Ticket #102 (closed patch: fixed)

Opened 13 years ago

Last modified 13 years ago

cpu_ret segfaults

Reported by: coke Owned by: whiteknight
Priority: major Milestone:
Component: imcc Version:
Severity: high Keywords: imcc
Cc: Language:
Patch status: new Platform: all

Description

While the opcode says "don't use", if you do, you get a segfault:

.sub main :main cpu_ret .end

On feather, this generates a segfault. Run with -G, it generates "Illegal Instruction".

Attachments

imcc_cpu_ret_patch.patch Download (0.5 KB) - added by whiteknight 13 years ago.
quick'n'dirty patch for this

Change History

Changed 13 years ago by coke

  • priority changed from normal to major
  • component changed from none to core
  • severity changed from medium to high

Changed 13 years ago by whiteknight

This is the desired behavior, or at least the behavior that I would expect from it. The cpu_ret opcode is a thin wrapper over an actual asm "ret" instruction. In the slow core, all opcodes are defined as functions with this prototype:

opcode_t * opcode_name(opcode_t *cur_opcode, PARROT_INTERP);

They should be returning a pointer to the next opcode to execute. The "ret" command is going to return from the function with whatever is in EAX (which is probably garbage) as the function's return value. The next iteration of the slow core will attempt to deference that garbage pointer and will probably run into a segfault.

This opcode is only useful when using JIT with CGP, and nowhere else (to my knowledge) attempting to use it in other places or directly in PIR with different cores will almost always cause a segfault or other terrible behavior. I would venture that IMCC/PIRC should be modified to disallow directly calling this opcode.

Changed 13 years ago by coke

parrot segfaulting is never the desired behavior.

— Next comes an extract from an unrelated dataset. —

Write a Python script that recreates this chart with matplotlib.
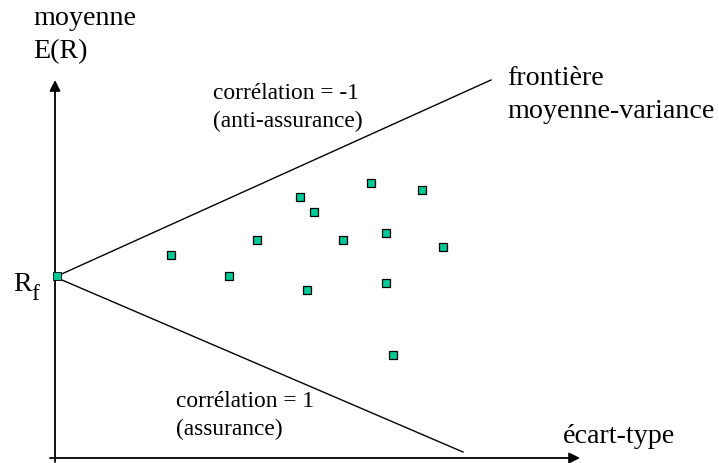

Changed 13 years ago by whiteknight

  • owner set to whiteknight
  • status changed from new to assigned

The question isn't whether we should change or remove the cpu_ret opcode, because we shouldn't. The question is how we should make Parrot fail more gracefully if somebody does try to call this opcode when it's not supposed to be used (which is almost always). I'll try to throw together an IMCC patch for this later today to have Parrot reject these opcodes when they are found.

Changed 13 years ago by whiteknight

quick'n'dirty patch for this

Changed 13 years ago by whiteknight

  • keywords imcc added
  • platform set to all
  • component changed from core to imcc
  • type changed from bug to patch
  • patch set to new

I've attached a quick patch for this issue. It modifies imcc.l to catch any instances of "cpu_ret" and throw an exception instead of passing them on to the parser.

I don't have flex/bison on this machine, so I can't test this until I get home tonight.

Changed 13 years ago by coke

I am not allison, but that shouldn't the segfault prevention here go into cpu_ret (or whatever it calls), rather than preventing a single (granted, our most common) way of generating bytecode from using this op (and the others that say "don't use?")

Changed 13 years ago by NotFound

I think that preventing to generate it from pir has the only effect of making more difficult to test when we have a more general solution. A warning will be better, IMO.

Changed 13 years ago by whiteknight

  • status changed from assigned to closed
  • resolution set to fixed

committed a fix in r36411. Instead of segfaulting, it throws an exception to the effect of "neener neener neener, I told you not to use this". I also added a long comment to the file, which basically says "seriously, don't use this opcode. I'm warning you!"

This change doesn't appear to affect any tests using any of the runcores.